Figure scripts =>
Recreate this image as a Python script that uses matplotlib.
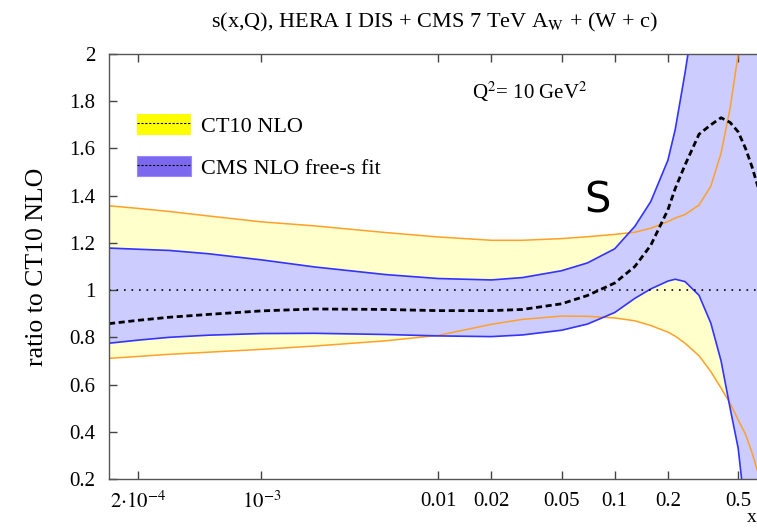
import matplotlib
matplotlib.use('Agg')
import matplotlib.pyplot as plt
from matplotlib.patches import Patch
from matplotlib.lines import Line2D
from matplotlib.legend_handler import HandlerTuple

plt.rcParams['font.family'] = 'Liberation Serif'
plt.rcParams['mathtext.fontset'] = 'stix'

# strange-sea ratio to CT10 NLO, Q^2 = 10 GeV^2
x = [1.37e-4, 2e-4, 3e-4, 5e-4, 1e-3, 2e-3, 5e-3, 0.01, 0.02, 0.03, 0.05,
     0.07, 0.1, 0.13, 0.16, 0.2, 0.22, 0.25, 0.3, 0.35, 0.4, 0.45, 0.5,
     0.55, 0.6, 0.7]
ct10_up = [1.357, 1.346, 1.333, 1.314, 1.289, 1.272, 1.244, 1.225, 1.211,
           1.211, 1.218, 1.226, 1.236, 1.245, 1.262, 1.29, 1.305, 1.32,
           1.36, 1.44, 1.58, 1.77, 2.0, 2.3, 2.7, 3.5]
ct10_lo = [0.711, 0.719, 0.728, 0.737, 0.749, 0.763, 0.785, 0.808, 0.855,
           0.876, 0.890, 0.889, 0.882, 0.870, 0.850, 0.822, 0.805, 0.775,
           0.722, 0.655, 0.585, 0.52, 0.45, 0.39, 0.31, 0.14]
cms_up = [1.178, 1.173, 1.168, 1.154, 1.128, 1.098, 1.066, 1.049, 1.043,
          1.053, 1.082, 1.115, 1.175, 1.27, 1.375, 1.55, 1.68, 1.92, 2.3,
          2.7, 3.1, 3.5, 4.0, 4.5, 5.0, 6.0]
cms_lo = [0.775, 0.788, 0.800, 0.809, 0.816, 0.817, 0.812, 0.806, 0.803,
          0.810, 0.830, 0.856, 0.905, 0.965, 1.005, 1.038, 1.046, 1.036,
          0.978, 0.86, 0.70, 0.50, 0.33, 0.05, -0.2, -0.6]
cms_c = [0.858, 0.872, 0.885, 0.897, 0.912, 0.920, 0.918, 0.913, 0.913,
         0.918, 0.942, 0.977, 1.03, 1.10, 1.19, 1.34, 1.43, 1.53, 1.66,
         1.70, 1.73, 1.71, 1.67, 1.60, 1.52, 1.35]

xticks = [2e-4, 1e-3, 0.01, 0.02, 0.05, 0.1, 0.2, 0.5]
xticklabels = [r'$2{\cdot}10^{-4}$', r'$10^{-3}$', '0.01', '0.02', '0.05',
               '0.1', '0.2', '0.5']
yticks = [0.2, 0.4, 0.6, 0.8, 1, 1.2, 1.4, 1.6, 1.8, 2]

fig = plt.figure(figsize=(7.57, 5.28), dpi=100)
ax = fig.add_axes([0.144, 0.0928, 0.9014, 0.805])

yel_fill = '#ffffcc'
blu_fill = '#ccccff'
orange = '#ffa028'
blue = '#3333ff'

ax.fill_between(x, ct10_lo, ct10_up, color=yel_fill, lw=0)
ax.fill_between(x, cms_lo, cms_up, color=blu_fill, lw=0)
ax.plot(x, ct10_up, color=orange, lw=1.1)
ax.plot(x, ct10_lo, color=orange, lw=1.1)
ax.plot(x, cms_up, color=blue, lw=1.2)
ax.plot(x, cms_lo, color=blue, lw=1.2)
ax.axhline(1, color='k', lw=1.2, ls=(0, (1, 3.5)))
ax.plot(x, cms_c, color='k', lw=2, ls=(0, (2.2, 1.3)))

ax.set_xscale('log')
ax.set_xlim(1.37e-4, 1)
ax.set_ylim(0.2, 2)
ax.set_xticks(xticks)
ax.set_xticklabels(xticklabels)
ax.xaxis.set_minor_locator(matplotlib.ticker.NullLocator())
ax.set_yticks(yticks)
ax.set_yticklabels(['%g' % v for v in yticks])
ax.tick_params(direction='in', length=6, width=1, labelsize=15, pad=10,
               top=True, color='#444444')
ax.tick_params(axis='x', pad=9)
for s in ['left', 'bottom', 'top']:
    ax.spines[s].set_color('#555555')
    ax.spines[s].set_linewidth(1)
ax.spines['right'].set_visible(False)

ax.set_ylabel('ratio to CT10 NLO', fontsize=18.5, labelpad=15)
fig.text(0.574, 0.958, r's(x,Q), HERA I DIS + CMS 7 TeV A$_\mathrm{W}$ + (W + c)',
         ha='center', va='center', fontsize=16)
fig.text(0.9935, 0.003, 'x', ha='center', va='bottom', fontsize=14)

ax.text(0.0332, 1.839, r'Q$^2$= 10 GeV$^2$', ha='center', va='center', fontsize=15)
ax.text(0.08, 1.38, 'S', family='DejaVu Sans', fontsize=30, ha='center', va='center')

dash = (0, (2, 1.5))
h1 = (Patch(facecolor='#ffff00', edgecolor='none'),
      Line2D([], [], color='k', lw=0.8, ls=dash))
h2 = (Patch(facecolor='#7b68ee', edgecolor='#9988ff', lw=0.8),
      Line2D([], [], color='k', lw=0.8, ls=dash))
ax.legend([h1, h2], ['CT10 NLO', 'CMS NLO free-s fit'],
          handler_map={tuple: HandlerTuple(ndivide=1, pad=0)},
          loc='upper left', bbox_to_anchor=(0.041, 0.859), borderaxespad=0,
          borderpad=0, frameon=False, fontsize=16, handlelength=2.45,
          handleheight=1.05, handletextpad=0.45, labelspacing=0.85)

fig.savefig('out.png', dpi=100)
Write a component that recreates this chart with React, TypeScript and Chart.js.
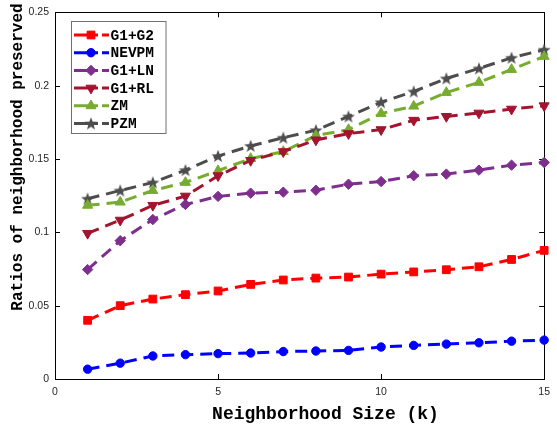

PROBLEM DESCRIPTION => Keep every word of the data as it is when you write it out, but drop the pictures.

TASK SOLUTION =>
Recreate this image as a Python script that uses matplotlib.
import matplotlib
matplotlib.use('Agg')
import matplotlib.pyplot as plt
from matplotlib.patches import Patch
from matplotlib.lines import Line2D
from matplotlib.legend_handler import HandlerTuple

plt.rcParams['font.family'] = 'Liberation Serif'
plt.rcParams['mathtext.fontset'] = 'stix'

# strange-sea ratio to CT10 NLO, Q^2 = 10 GeV^2
x = [1.37e-4, 2e-4, 3e-4, 5e-4, 1e-3, 2e-3, 5e-3, 0.01, 0.02, 0.03, 0.05,
     0.07, 0.1, 0.13, 0.16, 0.2, 0.22, 0.25, 0.3, 0.35, 0.4, 0.45, 0.5,
     0.55, 0.6, 0.7]
ct10_up = [1.357, 1.346, 1.333, 1.314, 1.289, 1.272, 1.244, 1.225, 1.211,
           1.211, 1.218, 1.226, 1.236, 1.245, 1.262, 1.29, 1.305, 1.32,
           1.36, 1.44, 1.58, 1.77, 2.0, 2.3, 2.7, 3.5]
ct10_lo = [0.711, 0.719, 0.728, 0.737, 0.749, 0.763, 0.785, 0.808, 0.855,
           0.876, 0.890, 0.889, 0.882, 0.870, 0.850, 0.822, 0.805, 0.775,
           0.722, 0.655, 0.585, 0.52, 0.45, 0.39, 0.31, 0.14]
cms_up = [1.178, 1.173, 1.168, 1.154, 1.128, 1.098, 1.066, 1.049, 1.043,
          1.053, 1.082, 1.115, 1.175, 1.27, 1.375, 1.55, 1.68, 1.92, 2.3,
          2.7, 3.1, 3.5, 4.0, 4.5, 5.0, 6.0]
cms_lo = [0.775, 0.788, 0.800, 0.809, 0.816, 0.817, 0.812, 0.806, 0.803,
          0.810, 0.830, 0.856, 0.905, 0.965, 1.005, 1.038, 1.046, 1.036,
          0.978, 0.86, 0.70, 0.50, 0.33, 0.05, -0.2, -0.6]
cms_c = [0.858, 0.872, 0.885, 0.897, 0.912, 0.920, 0.918, 0.913, 0.913,
         0.918, 0.942, 0.977, 1.03, 1.10, 1.19, 1.34, 1.43, 1.53, 1.66,
         1.70, 1.73, 1.71, 1.67, 1.60, 1.52, 1.35]

xticks = [2e-4, 1e-3, 0.01, 0.02, 0.05, 0.1, 0.2, 0.5]
xticklabels = [r'$2{\cdot}10^{-4}$', r'$10^{-3}$', '0.01', '0.02', '0.05',
               '0.1', '0.2', '0.5']
yticks = [0.2, 0.4, 0.6, 0.8, 1, 1.2, 1.4, 1.6, 1.8, 2]

fig = plt.figure(figsize=(7.57, 5.28), dpi=100)
ax = fig.add_axes([0.144, 0.0928, 0.9014, 0.805])

yel_fill = '#ffffcc'
blu_fill = '#ccccff'
orange = '#ffa028'
blue = '#3333ff'

ax.fill_between(x, ct10_lo, ct10_up, color=yel_fill, lw=0)
ax.fill_between(x, cms_lo, cms_up, color=blu_fill, lw=0)
ax.plot(x, ct10_up, color=orange, lw=1.1)
ax.plot(x, ct10_lo, color=orange, lw=1.1)
ax.plot(x, cms_up, color=blue, lw=1.2)
ax.plot(x, cms_lo, color=blue, lw=1.2)
ax.axhline(1, color='k', lw=1.2, ls=(0, (1, 3.5)))
ax.plot(x, cms_c, color='k', lw=2, ls=(0, (2.2, 1.3)))

ax.set_xscale('log')
ax.set_xlim(1.37e-4, 1)
ax.set_ylim(0.2, 2)
ax.set_xticks(xticks)
ax.set_xticklabels(xticklabels)
ax.xaxis.set_minor_locator(matplotlib.ticker.NullLocator())
ax.set_yticks(yticks)
ax.set_yticklabels(['%g' % v for v in yticks])
ax.tick_params(direction='in', length=6, width=1, labelsize=15, pad=10,
               top=True, color='#444444')
ax.tick_params(axis='x', pad=9)
for s in ['left', 'bottom', 'top']:
    ax.spines[s].set_color('#555555')
    ax.spines[s].set_linewidth(1)
ax.spines['right'].set_visible(False)

ax.set_ylabel('ratio to CT10 NLO', fontsize=18.5, labelpad=15)
fig.text(0.574, 0.958, r's(x,Q), HERA I DIS + CMS 7 TeV A$_\mathrm{W}$ + (W + c)',
         ha='center', va='center', fontsize=16)
fig.text(0.9935, 0.003, 'x', ha='center', va='bottom', fontsize=14)

ax.text(0.0332, 1.839, r'Q$^2$= 10 GeV$^2$', ha='center', va='center', fontsize=15)
ax.text(0.08, 1.38, 'S', family='DejaVu Sans', fontsize=30, ha='center', va='center')

dash = (0, (2, 1.5))
h1 = (Patch(facecolor='#ffff00', edgecolor='none'),
      Line2D([], [], color='k', lw=0.8, ls=dash))
h2 = (Patch(facecolor='#7b68ee', edgecolor='#9988ff', lw=0.8),
      Line2D([], [], color='k', lw=0.8, ls=dash))
ax.legend([h1, h2], ['CT10 NLO', 'CMS NLO free-s fit'],
          handler_map={tuple: HandlerTuple(ndivide=1, pad=0)},
          loc='upper left', bbox_to_anchor=(0.041, 0.859), borderaxespad=0,
          borderpad=0, frameon=False, fontsize=16, handlelength=2.45,
          handleheight=1.05, handletextpad=0.45, labelspacing=0.85)

fig.savefig('out.png', dpi=100)
Write a component that recreates this chart with React, TypeScript and Chart.js.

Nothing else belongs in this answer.